Work to complete =>
Every record should be copied exactly, except that pictures are to be omitted.

— Begin —

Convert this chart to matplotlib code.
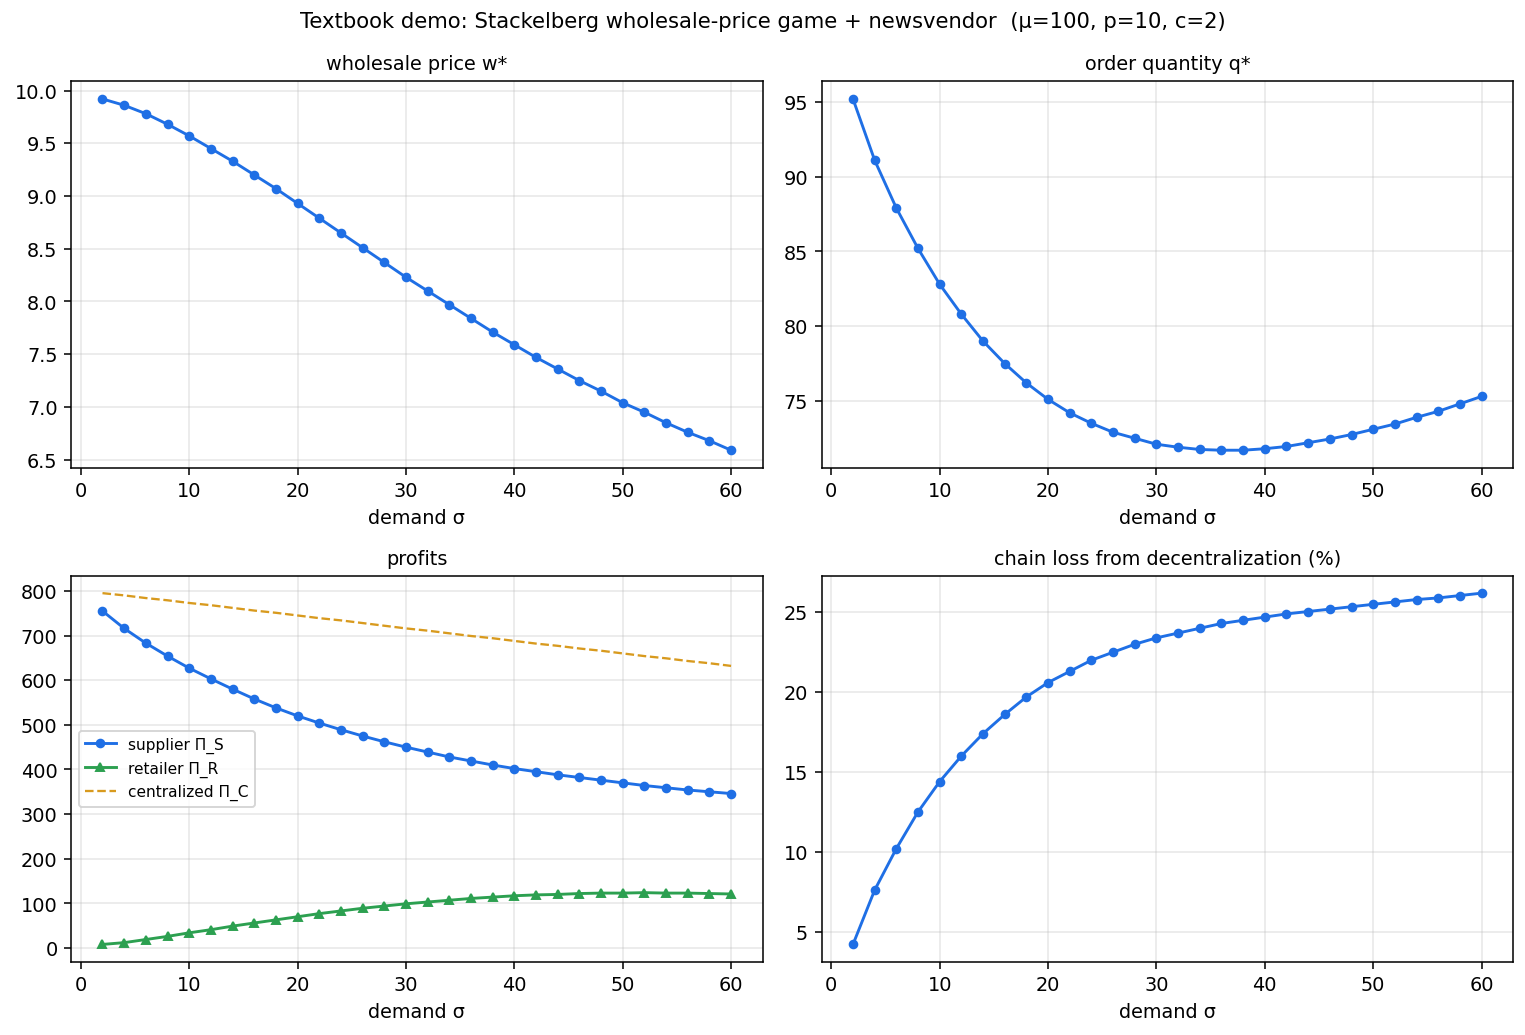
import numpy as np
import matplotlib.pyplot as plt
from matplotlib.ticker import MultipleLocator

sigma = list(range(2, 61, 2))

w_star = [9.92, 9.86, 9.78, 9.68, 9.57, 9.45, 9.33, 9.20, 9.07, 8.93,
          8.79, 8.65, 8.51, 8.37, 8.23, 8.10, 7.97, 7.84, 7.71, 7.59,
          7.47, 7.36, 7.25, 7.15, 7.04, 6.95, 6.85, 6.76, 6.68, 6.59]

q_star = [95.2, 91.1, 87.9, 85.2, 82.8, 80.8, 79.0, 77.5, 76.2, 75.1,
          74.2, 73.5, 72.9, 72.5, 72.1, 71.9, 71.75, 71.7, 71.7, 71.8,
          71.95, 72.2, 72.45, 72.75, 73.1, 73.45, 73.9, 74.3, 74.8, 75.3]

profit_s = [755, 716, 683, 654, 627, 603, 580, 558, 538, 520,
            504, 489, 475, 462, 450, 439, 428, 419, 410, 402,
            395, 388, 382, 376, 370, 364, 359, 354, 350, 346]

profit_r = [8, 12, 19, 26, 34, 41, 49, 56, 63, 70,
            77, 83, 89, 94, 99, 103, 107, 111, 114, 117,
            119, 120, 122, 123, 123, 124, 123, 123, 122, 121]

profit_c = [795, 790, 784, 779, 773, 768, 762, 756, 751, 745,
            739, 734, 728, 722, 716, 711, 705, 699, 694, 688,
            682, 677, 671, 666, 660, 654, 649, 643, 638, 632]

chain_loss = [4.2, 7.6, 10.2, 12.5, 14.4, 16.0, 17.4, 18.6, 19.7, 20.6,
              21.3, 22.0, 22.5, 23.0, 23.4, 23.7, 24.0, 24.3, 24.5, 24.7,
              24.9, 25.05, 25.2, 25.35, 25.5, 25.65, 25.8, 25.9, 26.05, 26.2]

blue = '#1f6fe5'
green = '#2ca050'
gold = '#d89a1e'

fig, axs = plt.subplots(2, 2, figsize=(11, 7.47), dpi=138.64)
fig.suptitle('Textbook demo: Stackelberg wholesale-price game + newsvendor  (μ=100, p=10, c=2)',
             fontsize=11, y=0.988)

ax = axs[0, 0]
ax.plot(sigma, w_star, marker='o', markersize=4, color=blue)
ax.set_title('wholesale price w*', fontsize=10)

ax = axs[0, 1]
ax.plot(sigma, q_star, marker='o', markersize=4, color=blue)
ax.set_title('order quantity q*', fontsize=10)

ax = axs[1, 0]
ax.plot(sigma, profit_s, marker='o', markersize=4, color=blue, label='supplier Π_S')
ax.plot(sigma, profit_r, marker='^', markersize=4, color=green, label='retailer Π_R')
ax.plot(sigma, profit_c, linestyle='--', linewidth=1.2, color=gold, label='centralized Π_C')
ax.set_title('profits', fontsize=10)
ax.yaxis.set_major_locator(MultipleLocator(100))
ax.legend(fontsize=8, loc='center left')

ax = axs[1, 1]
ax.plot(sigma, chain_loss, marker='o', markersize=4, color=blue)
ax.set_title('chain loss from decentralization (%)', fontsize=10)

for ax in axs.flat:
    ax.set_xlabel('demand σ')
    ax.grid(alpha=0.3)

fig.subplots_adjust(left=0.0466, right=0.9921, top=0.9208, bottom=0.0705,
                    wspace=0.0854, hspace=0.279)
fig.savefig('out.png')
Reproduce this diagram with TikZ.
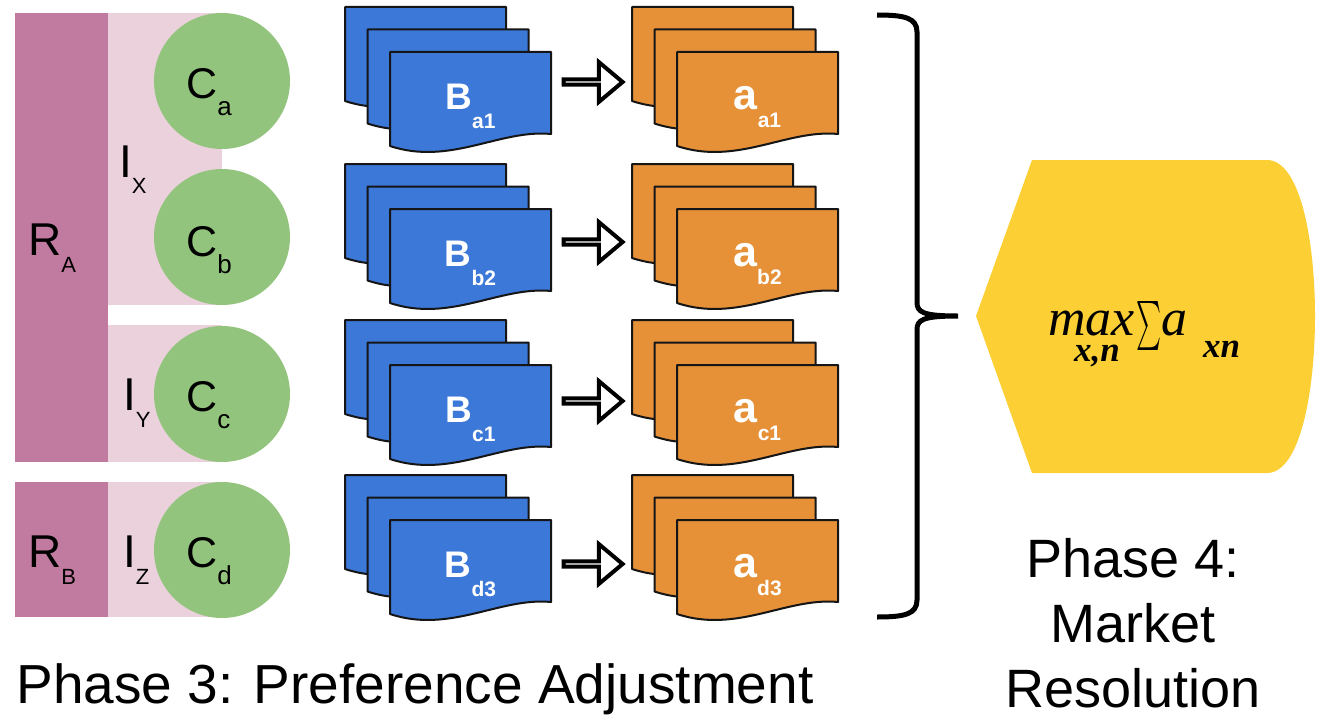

— End —

Answer to the exercise =>
Convert this chart to matplotlib code.
import numpy as np
import matplotlib.pyplot as plt
from matplotlib.ticker import MultipleLocator

sigma = list(range(2, 61, 2))

w_star = [9.92, 9.86, 9.78, 9.68, 9.57, 9.45, 9.33, 9.20, 9.07, 8.93,
          8.79, 8.65, 8.51, 8.37, 8.23, 8.10, 7.97, 7.84, 7.71, 7.59,
          7.47, 7.36, 7.25, 7.15, 7.04, 6.95, 6.85, 6.76, 6.68, 6.59]

q_star = [95.2, 91.1, 87.9, 85.2, 82.8, 80.8, 79.0, 77.5, 76.2, 75.1,
          74.2, 73.5, 72.9, 72.5, 72.1, 71.9, 71.75, 71.7, 71.7, 71.8,
          71.95, 72.2, 72.45, 72.75, 73.1, 73.45, 73.9, 74.3, 74.8, 75.3]

profit_s = [755, 716, 683, 654, 627, 603, 580, 558, 538, 520,
            504, 489, 475, 462, 450, 439, 428, 419, 410, 402,
            395, 388, 382, 376, 370, 364, 359, 354, 350, 346]

profit_r = [8, 12, 19, 26, 34, 41, 49, 56, 63, 70,
            77, 83, 89, 94, 99, 103, 107, 111, 114, 117,
            119, 120, 122, 123, 123, 124, 123, 123, 122, 121]

profit_c = [795, 790, 784, 779, 773, 768, 762, 756, 751, 745,
            739, 734, 728, 722, 716, 711, 705, 699, 694, 688,
            682, 677, 671, 666, 660, 654, 649, 643, 638, 632]

chain_loss = [4.2, 7.6, 10.2, 12.5, 14.4, 16.0, 17.4, 18.6, 19.7, 20.6,
              21.3, 22.0, 22.5, 23.0, 23.4, 23.7, 24.0, 24.3, 24.5, 24.7,
              24.9, 25.05, 25.2, 25.35, 25.5, 25.65, 25.8, 25.9, 26.05, 26.2]

blue = '#1f6fe5'
green = '#2ca050'
gold = '#d89a1e'

fig, axs = plt.subplots(2, 2, figsize=(11, 7.47), dpi=138.64)
fig.suptitle('Textbook demo: Stackelberg wholesale-price game + newsvendor  (μ=100, p=10, c=2)',
             fontsize=11, y=0.988)

ax = axs[0, 0]
ax.plot(sigma, w_star, marker='o', markersize=4, color=blue)
ax.set_title('wholesale price w*', fontsize=10)

ax = axs[0, 1]
ax.plot(sigma, q_star, marker='o', markersize=4, color=blue)
ax.set_title('order quantity q*', fontsize=10)

ax = axs[1, 0]
ax.plot(sigma, profit_s, marker='o', markersize=4, color=blue, label='supplier Π_S')
ax.plot(sigma, profit_r, marker='^', markersize=4, color=green, label='retailer Π_R')
ax.plot(sigma, profit_c, linestyle='--', linewidth=1.2, color=gold, label='centralized Π_C')
ax.set_title('profits', fontsize=10)
ax.yaxis.set_major_locator(MultipleLocator(100))
ax.legend(fontsize=8, loc='center left')

ax = axs[1, 1]
ax.plot(sigma, chain_loss, marker='o', markersize=4, color=blue)
ax.set_title('chain loss from decentralization (%)', fontsize=10)

for ax in axs.flat:
    ax.set_xlabel('demand σ')
    ax.grid(alpha=0.3)

fig.subplots_adjust(left=0.0466, right=0.9921, top=0.9208, bottom=0.0705,
                    wspace=0.0854, hspace=0.279)
fig.savefig('out.png')
Reproduce this diagram with TikZ.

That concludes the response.